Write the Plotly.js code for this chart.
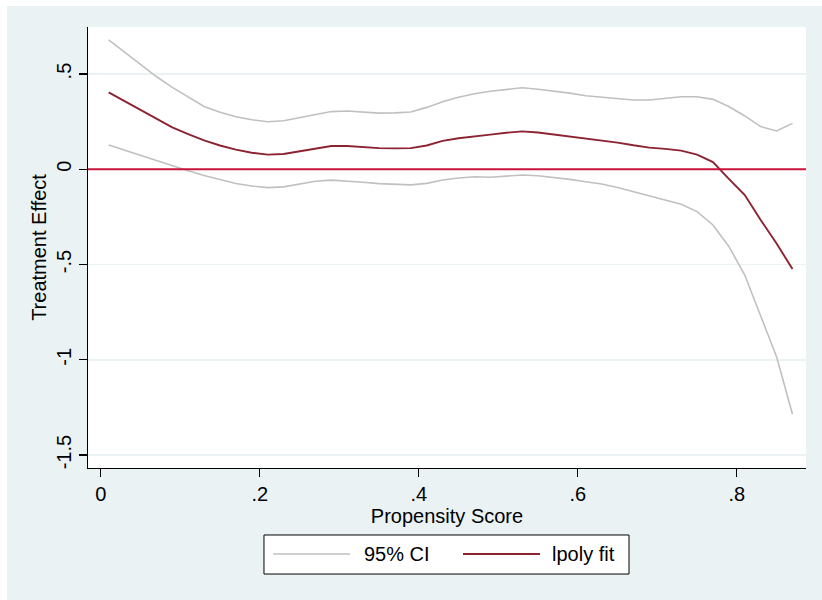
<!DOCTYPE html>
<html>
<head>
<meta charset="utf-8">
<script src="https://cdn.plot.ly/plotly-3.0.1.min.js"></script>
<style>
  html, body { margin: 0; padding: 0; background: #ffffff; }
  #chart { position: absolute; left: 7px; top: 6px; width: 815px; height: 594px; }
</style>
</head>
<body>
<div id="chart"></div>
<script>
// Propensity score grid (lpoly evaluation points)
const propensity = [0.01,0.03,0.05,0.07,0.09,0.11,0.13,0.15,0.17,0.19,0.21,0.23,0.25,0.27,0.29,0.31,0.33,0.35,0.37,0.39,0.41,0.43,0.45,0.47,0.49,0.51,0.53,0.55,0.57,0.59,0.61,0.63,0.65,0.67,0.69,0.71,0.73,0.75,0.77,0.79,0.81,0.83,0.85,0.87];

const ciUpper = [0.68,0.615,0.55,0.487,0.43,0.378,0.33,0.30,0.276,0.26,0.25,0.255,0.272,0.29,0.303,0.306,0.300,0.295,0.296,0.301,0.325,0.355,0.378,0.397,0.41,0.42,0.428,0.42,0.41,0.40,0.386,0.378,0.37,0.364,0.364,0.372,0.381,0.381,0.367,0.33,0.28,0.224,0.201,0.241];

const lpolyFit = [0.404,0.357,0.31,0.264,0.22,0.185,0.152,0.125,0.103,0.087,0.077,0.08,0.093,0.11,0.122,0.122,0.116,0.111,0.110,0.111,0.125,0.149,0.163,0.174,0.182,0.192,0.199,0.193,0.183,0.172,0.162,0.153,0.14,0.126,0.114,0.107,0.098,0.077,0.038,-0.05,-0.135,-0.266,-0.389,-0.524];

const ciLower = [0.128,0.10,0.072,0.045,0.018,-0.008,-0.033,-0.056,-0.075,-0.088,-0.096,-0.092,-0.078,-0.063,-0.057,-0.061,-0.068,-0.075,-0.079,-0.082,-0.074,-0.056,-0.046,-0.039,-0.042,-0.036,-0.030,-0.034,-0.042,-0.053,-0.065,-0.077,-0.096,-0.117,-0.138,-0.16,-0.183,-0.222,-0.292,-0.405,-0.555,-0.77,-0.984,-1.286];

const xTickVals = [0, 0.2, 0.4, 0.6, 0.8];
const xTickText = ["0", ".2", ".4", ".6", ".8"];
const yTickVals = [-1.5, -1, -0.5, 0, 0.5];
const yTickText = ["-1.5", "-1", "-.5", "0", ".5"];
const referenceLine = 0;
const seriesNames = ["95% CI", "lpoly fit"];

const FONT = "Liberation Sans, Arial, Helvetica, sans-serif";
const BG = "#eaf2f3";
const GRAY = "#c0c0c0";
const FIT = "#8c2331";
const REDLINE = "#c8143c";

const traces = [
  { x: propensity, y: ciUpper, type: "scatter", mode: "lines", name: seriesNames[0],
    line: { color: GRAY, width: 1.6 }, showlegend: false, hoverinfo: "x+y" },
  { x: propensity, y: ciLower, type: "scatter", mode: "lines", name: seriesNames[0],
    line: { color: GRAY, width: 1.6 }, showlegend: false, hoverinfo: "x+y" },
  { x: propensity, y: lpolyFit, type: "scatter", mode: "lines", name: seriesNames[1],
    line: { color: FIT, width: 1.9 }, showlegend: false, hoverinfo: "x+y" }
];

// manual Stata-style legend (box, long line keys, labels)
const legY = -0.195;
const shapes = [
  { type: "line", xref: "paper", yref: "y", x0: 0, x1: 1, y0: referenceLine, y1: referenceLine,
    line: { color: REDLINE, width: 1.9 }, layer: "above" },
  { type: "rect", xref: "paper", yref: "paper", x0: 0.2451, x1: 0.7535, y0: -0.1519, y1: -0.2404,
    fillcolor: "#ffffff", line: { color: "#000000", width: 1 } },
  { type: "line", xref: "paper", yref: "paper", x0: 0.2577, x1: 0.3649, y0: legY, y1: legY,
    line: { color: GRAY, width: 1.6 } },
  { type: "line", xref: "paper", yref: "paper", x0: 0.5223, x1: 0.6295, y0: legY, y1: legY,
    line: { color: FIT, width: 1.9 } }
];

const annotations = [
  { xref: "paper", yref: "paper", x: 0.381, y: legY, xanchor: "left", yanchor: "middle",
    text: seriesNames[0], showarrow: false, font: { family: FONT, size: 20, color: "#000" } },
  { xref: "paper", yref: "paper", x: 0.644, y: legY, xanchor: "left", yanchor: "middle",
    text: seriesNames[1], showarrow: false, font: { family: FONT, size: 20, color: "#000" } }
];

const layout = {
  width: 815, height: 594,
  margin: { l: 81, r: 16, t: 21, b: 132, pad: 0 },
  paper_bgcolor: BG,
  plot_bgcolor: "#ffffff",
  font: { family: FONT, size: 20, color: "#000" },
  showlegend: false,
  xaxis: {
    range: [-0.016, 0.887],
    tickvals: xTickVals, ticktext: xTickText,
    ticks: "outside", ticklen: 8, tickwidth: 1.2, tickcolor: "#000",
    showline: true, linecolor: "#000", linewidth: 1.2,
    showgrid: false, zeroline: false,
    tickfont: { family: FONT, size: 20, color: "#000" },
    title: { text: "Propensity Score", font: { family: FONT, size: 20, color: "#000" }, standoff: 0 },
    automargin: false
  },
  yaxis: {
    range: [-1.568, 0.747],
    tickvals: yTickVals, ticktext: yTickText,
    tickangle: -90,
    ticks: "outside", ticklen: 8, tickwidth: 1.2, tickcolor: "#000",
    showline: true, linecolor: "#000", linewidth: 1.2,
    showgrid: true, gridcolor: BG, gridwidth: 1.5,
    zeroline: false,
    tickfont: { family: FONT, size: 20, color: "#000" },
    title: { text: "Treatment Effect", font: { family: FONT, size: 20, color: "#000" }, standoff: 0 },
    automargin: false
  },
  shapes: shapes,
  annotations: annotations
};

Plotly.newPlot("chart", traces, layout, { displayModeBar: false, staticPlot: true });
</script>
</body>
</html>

^^^^^^^^

## [Exercise objective]
Write out again every line above exactly as given; the pictures do not belong in the copy.

## [The response]
Write the Plotly.js code for this chart.
<!DOCTYPE html>
<html>
<head>
<meta charset="utf-8">
<script src="https://cdn.plot.ly/plotly-3.0.1.min.js"></script>
<style>
  html, body { margin: 0; padding: 0; background: #ffffff; }
  #chart { position: absolute; left: 7px; top: 6px; width: 815px; height: 594px; }
</style>
</head>
<body>
<div id="chart"></div>
<script>
// Propensity score grid (lpoly evaluation points)
const propensity = [0.01,0.03,0.05,0.07,0.09,0.11,0.13,0.15,0.17,0.19,0.21,0.23,0.25,0.27,0.29,0.31,0.33,0.35,0.37,0.39,0.41,0.43,0.45,0.47,0.49,0.51,0.53,0.55,0.57,0.59,0.61,0.63,0.65,0.67,0.69,0.71,0.73,0.75,0.77,0.79,0.81,0.83,0.85,0.87];

const ciUpper = [0.68,0.615,0.55,0.487,0.43,0.378,0.33,0.30,0.276,0.26,0.25,0.255,0.272,0.29,0.303,0.306,0.300,0.295,0.296,0.301,0.325,0.355,0.378,0.397,0.41,0.42,0.428,0.42,0.41,0.40,0.386,0.378,0.37,0.364,0.364,0.372,0.381,0.381,0.367,0.33,0.28,0.224,0.201,0.241];

const lpolyFit = [0.404,0.357,0.31,0.264,0.22,0.185,0.152,0.125,0.103,0.087,0.077,0.08,0.093,0.11,0.122,0.122,0.116,0.111,0.110,0.111,0.125,0.149,0.163,0.174,0.182,0.192,0.199,0.193,0.183,0.172,0.162,0.153,0.14,0.126,0.114,0.107,0.098,0.077,0.038,-0.05,-0.135,-0.266,-0.389,-0.524];

const ciLower = [0.128,0.10,0.072,0.045,0.018,-0.008,-0.033,-0.056,-0.075,-0.088,-0.096,-0.092,-0.078,-0.063,-0.057,-0.061,-0.068,-0.075,-0.079,-0.082,-0.074,-0.056,-0.046,-0.039,-0.042,-0.036,-0.030,-0.034,-0.042,-0.053,-0.065,-0.077,-0.096,-0.117,-0.138,-0.16,-0.183,-0.222,-0.292,-0.405,-0.555,-0.77,-0.984,-1.286];

const xTickVals = [0, 0.2, 0.4, 0.6, 0.8];
const xTickText = ["0", ".2", ".4", ".6", ".8"];
const yTickVals = [-1.5, -1, -0.5, 0, 0.5];
const yTickText = ["-1.5", "-1", "-.5", "0", ".5"];
const referenceLine = 0;
const seriesNames = ["95% CI", "lpoly fit"];

const FONT = "Liberation Sans, Arial, Helvetica, sans-serif";
const BG = "#eaf2f3";
const GRAY = "#c0c0c0";
const FIT = "#8c2331";
const REDLINE = "#c8143c";

const traces = [
  { x: propensity, y: ciUpper, type: "scatter", mode: "lines", name: seriesNames[0],
    line: { color: GRAY, width: 1.6 }, showlegend: false, hoverinfo: "x+y" },
  { x: propensity, y: ciLower, type: "scatter", mode: "lines", name: seriesNames[0],
    line: { color: GRAY, width: 1.6 }, showlegend: false, hoverinfo: "x+y" },
  { x: propensity, y: lpolyFit, type: "scatter", mode: "lines", name: seriesNames[1],
    line: { color: FIT, width: 1.9 }, showlegend: false, hoverinfo: "x+y" }
];

// manual Stata-style legend (box, long line keys, labels)
const legY = -0.195;
const shapes = [
  { type: "line", xref: "paper", yref: "y", x0: 0, x1: 1, y0: referenceLine, y1: referenceLine,
    line: { color: REDLINE, width: 1.9 }, layer: "above" },
  { type: "rect", xref: "paper", yref: "paper", x0: 0.2451, x1: 0.7535, y0: -0.1519, y1: -0.2404,
    fillcolor: "#ffffff", line: { color: "#000000", width: 1 } },
  { type: "line", xref: "paper", yref: "paper", x0: 0.2577, x1: 0.3649, y0: legY, y1: legY,
    line: { color: GRAY, width: 1.6 } },
  { type: "line", xref: "paper", yref: "paper", x0: 0.5223, x1: 0.6295, y0: legY, y1: legY,
    line: { color: FIT, width: 1.9 } }
];

const annotations = [
  { xref: "paper", yref: "paper", x: 0.381, y: legY, xanchor: "left", yanchor: "middle",
    text: seriesNames[0], showarrow: false, font: { family: FONT, size: 20, color: "#000" } },
  { xref: "paper", yref: "paper", x: 0.644, y: legY, xanchor: "left", yanchor: "middle",
    text: seriesNames[1], showarrow: false, font: { family: FONT, size: 20, color: "#000" } }
];

const layout = {
  width: 815, height: 594,
  margin: { l: 81, r: 16, t: 21, b: 132, pad: 0 },
  paper_bgcolor: BG,
  plot_bgcolor: "#ffffff",
  font: { family: FONT, size: 20, color: "#000" },
  showlegend: false,
  xaxis: {
    range: [-0.016, 0.887],
    tickvals: xTickVals, ticktext: xTickText,
    ticks: "outside", ticklen: 8, tickwidth: 1.2, tickcolor: "#000",
    showline: true, linecolor: "#000", linewidth: 1.2,
    showgrid: false, zeroline: false,
    tickfont: { family: FONT, size: 20, color: "#000" },
    title: { text: "Propensity Score", font: { family: FONT, size: 20, color: "#000" }, standoff: 0 },
    automargin: false
  },
  yaxis: {
    range: [-1.568, 0.747],
    tickvals: yTickVals, ticktext: yTickText,
    tickangle: -90,
    ticks: "outside", ticklen: 8, tickwidth: 1.2, tickcolor: "#000",
    showline: true, linecolor: "#000", linewidth: 1.2,
    showgrid: true, gridcolor: BG, gridwidth: 1.5,
    zeroline: false,
    tickfont: { family: FONT, size: 20, color: "#000" },
    title: { text: "Treatment Effect", font: { family: FONT, size: 20, color: "#000" }, standoff: 0 },
    automargin: false
  },
  shapes: shapes,
  annotations: annotations
};

Plotly.newPlot("chart", traces, layout, { displayModeBar: false, staticPlot: true });
</script>
</body>
</html>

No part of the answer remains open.